UK ministers urged to act over oil situation
Scottish First Minister Nicola Sturgeon has told the UK government to "get its act together" on backing the oil and gas industry, amid falling prices.
Her comments came as Holyrood ministers outlined a series of measures they said must be taken to support the sector.
The UK government said action was being taken after oil prices dropped by more than half over the past six months.
The SNP's opponents said Scotland had dodged a bullet, given its focus on the oil wealth of an independent Scotland.
The day after the price of Brent crude oil fell below $50 a barrel for the first time since May 2009, Scottish ministers called on the UK government, which is largely responsible for energy policy, to introduce in its March budget:
- An investment allowance for oil and gas fields which cost more to develop, potentially boosting investment by between £20bn and £37bn.
- A timetable to reverse an increase in the supplementary charge on oil and gas production implemented in 2011
- A tax credit to help increase oil and gas exploration and production.
Speaking during first minister's questions, Ms Sturgeon said: "I will do everything on the part of the Scottish government to support the industry - the Scottish government cabinet will meet in Aberdeen next month - but the UK government has to get its act together, stop talking about supporting the industry and actually start to do it."
Meanwhile, Scottish Secretary Alistair Carmichael, who was meeting industry representatives, said the UK government unveiled a series of allowances and tax reliefs to help the industry in the Autumn Statement and was taking action now to support the sector.
"I, and my colleagues, will be listening closely to what the industry has to say and having a full exploration of the additional options available to us to help secure jobs and the future of this key sector," he said.
By Douglas Fraser, BBC economy editor
The North Sea itself looks particularly vulnerable in this downturn.
It has weathered sharp changes before.

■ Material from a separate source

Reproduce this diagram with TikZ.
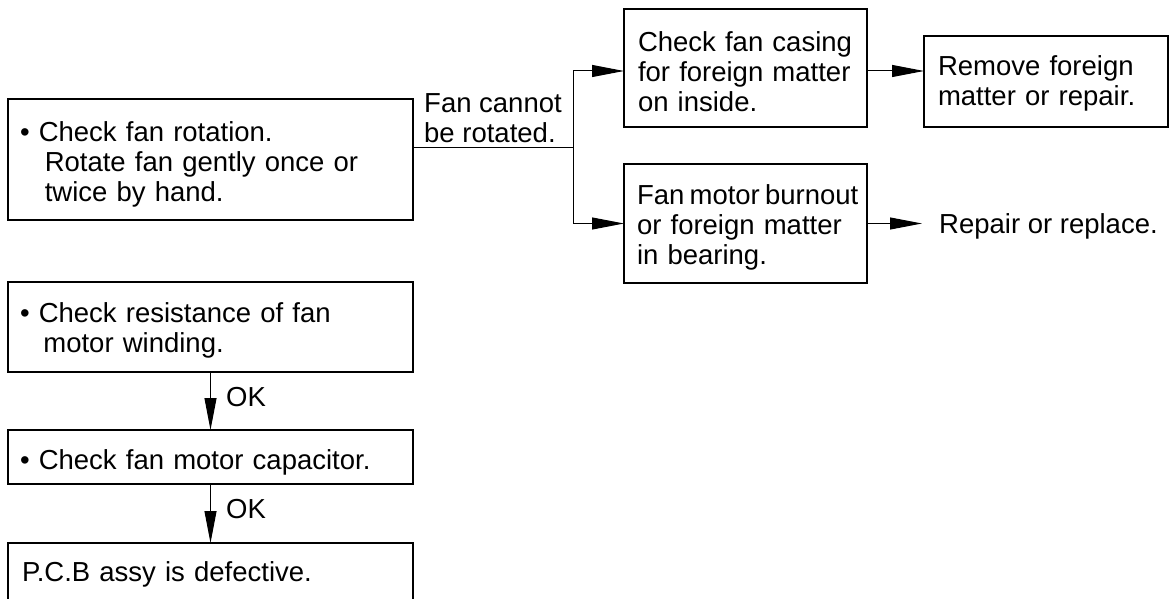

But the industry is now at a turning point.
Mature fields are depleting and the remaining oil and gas is getting more expensive to extract.
New fields offer new and expensive challenges - in deep water, or requiring new technologies to handle difficult geology, high pressure and high temperatures.
And while Britain is still among the world's top 30 producers, it's now seen as one of the more expensive places to operate, given a black mark by the industry for three unexpected tax hikes in the past 15 years.
With a sharp decline in exploratory drilling, higher costs and poor recent results when it's tried, the replacement rate of reserves also looks downbeat.
Scottish Labour said Scotland was facing its biggest jobs threat since the closure of the Ravenscraig steel works, saying 15,750 Scottish oil posts were at risk.
"This is too important for the UK and Scottish governments to score political points by playing pass the parcel," said Jackie Baillie, the party's economy spokeswoman.
Meanwhile, opposition parties seized on UK government figures claiming Scotland could have been facing an £18.6bn shortfall, had the country become independent in September's referendum.
The Scottish government's White Paper blueprint on independence forecast the amount of oil revenues Scotland could receive on a projected value of 110 US dollars, or £72, a barrel.
Scottish Conservative leader Ruth Davidson said the referendum outcome was "a bullet dodged", adding: "The best approach for both the industry and the country is for us all to work together on a UK-wide basis."
Green MSP Patrick Harvie said the Scottish government had "failed to acknowledge the vulnerability of a Scottish economy over-exposed to the carbon bubble".
Elsewhere, the Scottish and UK governments both urged energy companies to cut heating bills as a result of the low oil price.